Kyiv, nevertheless, argues that the number is over 16,000 as of Friday. Russian state news deleted a post earlier last week suggesting troop deaths at roughly 10,000.
Regardless of the disparity, even the Russian accounting presents a staggering acknowledgment of battlefield carnage for a supposedly contemporary military.
Facing stiff resistance, Russian troops have failed to capture any major city in the month since invading Ukraine.
Much to the surprise of many, one of the biggest successes for Ukraine so far in the war is Russia’s failure to defeat the Ukrainian Air Force.
Vastly outmatched by Russia’s military, in terms of raw numbers and firepower, Ukraine’s own air force is still flying and its air defences are still deemed to be viable – a fact that is baffling military experts.
In this regard, The New York Times reports: “Military analysts had expected Russian forces to quickly destroy or paralyze Ukraine’s air defenses and military aircraft, yet neither has happened.”
Russia invaded Ukraine “with an arsenal of advanced fighter planes, bombers, and guided missiles, but significant combat losses in more than three weeks of fighting raise questions whether Moscow will ever fully dominate the skies,” observes Wall Street Journal.
The very matter now begs the question: “how did Ukraine’s Soviet-era fighter jets and air defence systems deny Russia aerial impunity?
Anaysing the overall situation, the Week magazine has picked up three points.
First, Ukraine has been nimble and creative with the air defence systems they have, a mixture of decades-old S-300 long-range missile-defence units, Turkish Bayraktar TB-2 drones, and portable US-provided Stinger anti-aircraft missiles.

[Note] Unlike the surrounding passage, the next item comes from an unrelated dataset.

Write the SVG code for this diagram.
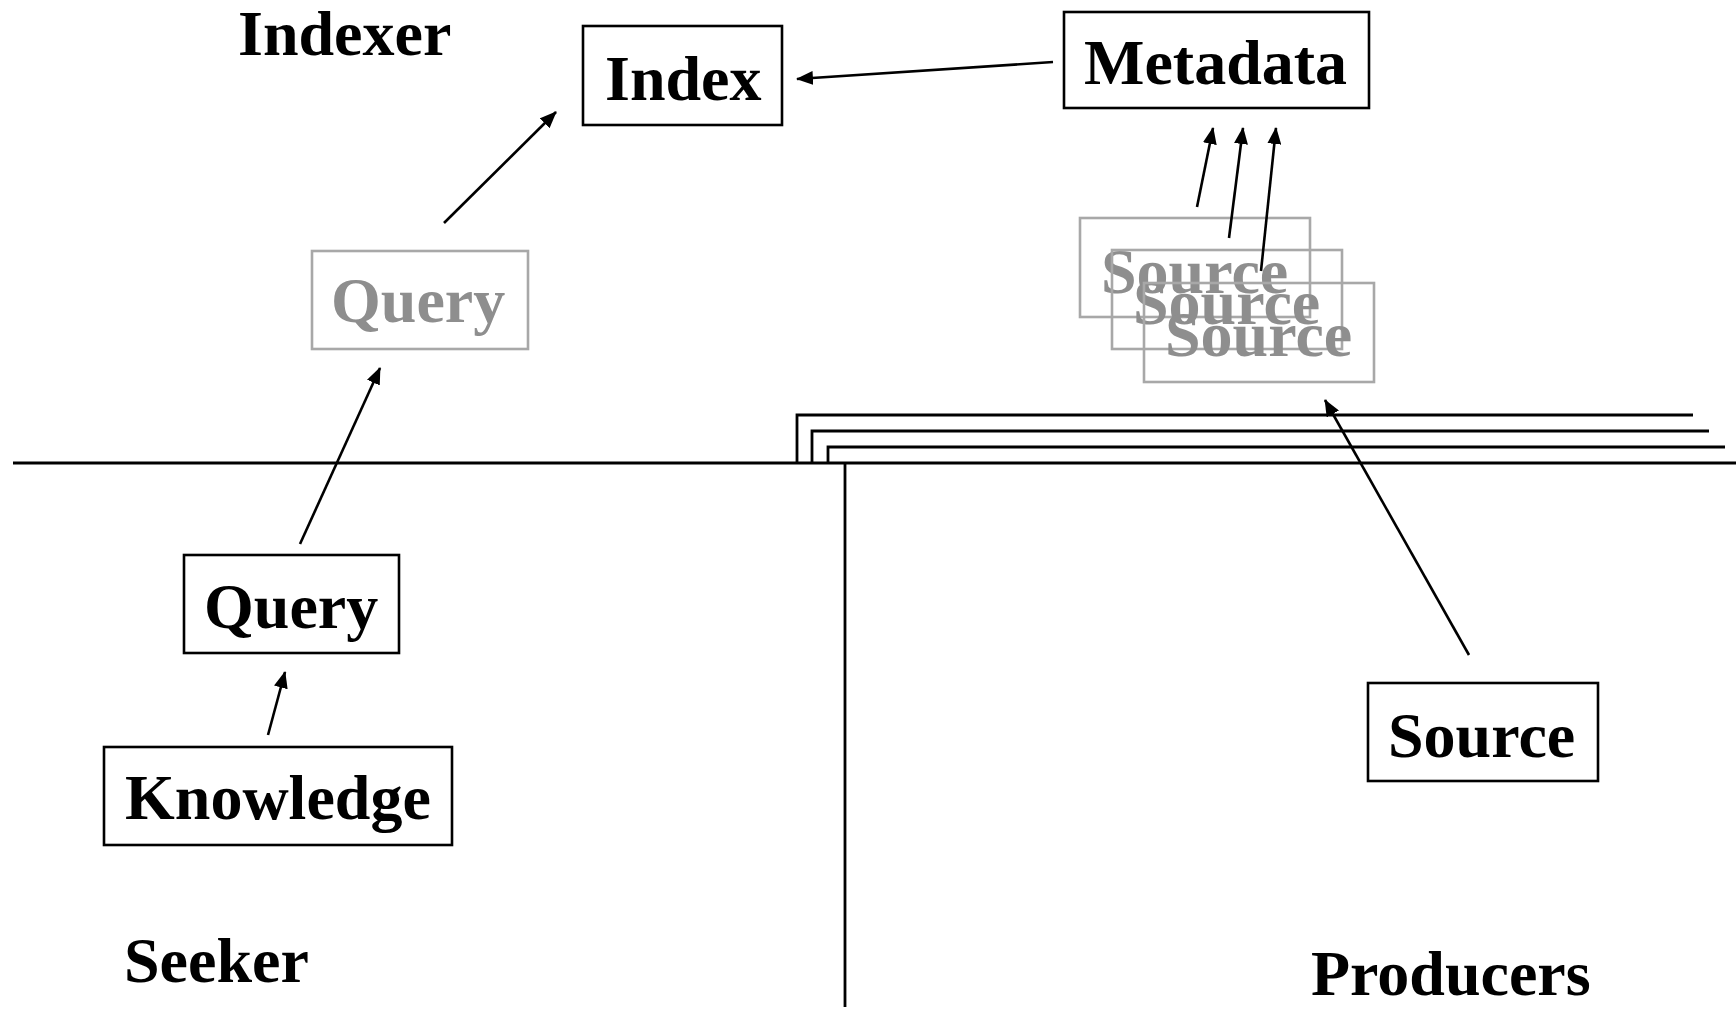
<svg xmlns="http://www.w3.org/2000/svg" width="1736" height="1011" viewBox="0 0 1736 1011">
  <style>
    .lbl { font-family: "Liberation Serif", "Times New Roman", serif; font-weight: bold; font-size: 64px; fill: #000; }
    .ghost { fill: #8e8e8e; }
    .box { fill: none; stroke: #000; stroke-width: 2.6; }
    .gbox { fill: none; stroke: #a8a8a8; stroke-width: 2.6; }
    .edge { fill: none; stroke: #000; stroke-width: 2.6; }
    .rule { fill: none; stroke: #000; stroke-width: 2.8; }
  </style>
  <defs>
    <marker id="head" markerUnits="userSpaceOnUse" markerWidth="18" markerHeight="14" refX="16" refY="7" orient="auto">
      <path d="M0,0 L17,7 L0,14 Z" fill="#000"/>
    </marker>
  </defs>
  <rect width="1736" height="1011" fill="#fff"/>

  <!-- zone titles -->
  <text class="lbl" x="238" y="55">Indexer</text>
  <text class="lbl" x="124" y="982">Seeker</text>
  <text class="lbl" x="1311" y="995">Producers</text>

  <!-- zone boundaries -->
  <g id="boundaries">
    <path class="rule" d="M13,463 H1736"/>
    <path class="rule" d="M845,463 V1007"/>
    <path class="rule" d="M797,463 V415 H1693"/>
    <path class="rule" d="M812,463 V431 H1709"/>
    <path class="rule" d="M828,463 V447 H1725"/>
  </g>

  <g id="index">
    <rect class="box" x="583" y="26" width="199" height="99"/>
    <text class="lbl" x="605" y="100">Index</text>
  </g>

  <g id="metadata">
    <rect class="box" x="1064" y="12" width="305" height="96"/>
    <text class="lbl" x="1084" y="84">Metadata</text>
  </g>

  <g id="query-indexed">
    <rect class="gbox" x="312" y="251" width="216" height="98"/>
    <text class="lbl ghost" x="331" y="322">Query</text>
  </g>

  <g id="query">
    <rect class="box" x="184" y="555" width="215" height="98"/>
    <text class="lbl" x="204" y="628">Query</text>
  </g>

  <g id="knowledge">
    <rect class="box" x="104" y="747" width="348" height="98"/>
    <text class="lbl" x="125" y="819">Knowledge</text>
  </g>

  <g id="source">
    <rect class="box" x="1368" y="683" width="230" height="98"/>
    <text class="lbl" x="1388" y="757">Source</text>
  </g>

  <g id="source-copies">
    <rect class="gbox" x="1080" y="218" width="230" height="99"/>
    <text class="lbl ghost" x="1101" y="293">Source</text>
    <rect class="gbox" x="1112" y="250" width="230" height="99"/>
    <text class="lbl ghost" x="1133" y="324">Source</text>
    <rect class="gbox" x="1144" y="283" width="230" height="99"/>
    <text class="lbl ghost" x="1165" y="356">Source</text>
  </g>

  <g id="connectors">
    <line class="edge" x1="268" y1="735" x2="285" y2="672" marker-end="url(#head)"/>
    <line class="edge" x1="300" y1="544" x2="380" y2="368" marker-end="url(#head)"/>
    <line class="edge" x1="444" y1="223" x2="556" y2="112" marker-end="url(#head)"/>
    <line class="edge" x1="1053" y1="62" x2="797" y2="79" marker-end="url(#head)"/>
    <line class="edge" x1="1197" y1="207" x2="1213" y2="128" marker-end="url(#head)"/>
    <line class="edge" x1="1229" y1="238" x2="1243" y2="128" marker-end="url(#head)"/>
    <line class="edge" x1="1261" y1="271" x2="1276" y2="128" marker-end="url(#head)"/>
    <line class="edge" x1="1469" y1="655" x2="1325" y2="400" marker-end="url(#head)"/>
  </g>
</svg>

Ukraine’s long-range anti-air batteries have forced “Russian pilots to fly lower to escape those systems, but that put them within range of the shoulder-fired weapons,” like the heat-seeking Stingers, the Journal reports. The heavy losses inflicted by these weapons have limited Russian sorties.
Second, despite having only about 55 working fighter jets, Ukraine utilizes its home-field advantage. “Ukraine has been effective in the sky because we operate on our own land,” says Ukrainian Air Force spokesman Yuriy Ihnat. “The enemy flying into our airspace is flying into the zone of our air defence systems.”
The Russians “have almost full air superiority,” because Ukrainian has limited air defence and aircraft, a Ukrainian fighter pilot using the call sign “Juice” told CNN’s Anderson Cooper on Monday. But “Russians have a lot of losses, and they have a fear of our air defence.”
Third, in the eight years since Russia annexed Crimea and stealth-invaded Ukraine’s eastern Donbas region, “we have developed different techniques to give the enemy a punch in the teeth,” Ignat tells the Journal. Ukraine’s air defence has also likely “benefited from new approaches to fighting that the military embraced as it reorientated toward Nato and abandoned its Soviet-era centralized command,” the Journal reports.
Ukraine’s air force is greatly outnumbered, but its jets can take off from partially destroyed runways or even highways, the Times reports. “I only have to use my skills to win,” a fighter pilot name Andriy told the newspaper.
“My skills are better than the Russians. But on the other hand, many of my friends, and even those more experienced than me, are already dead.”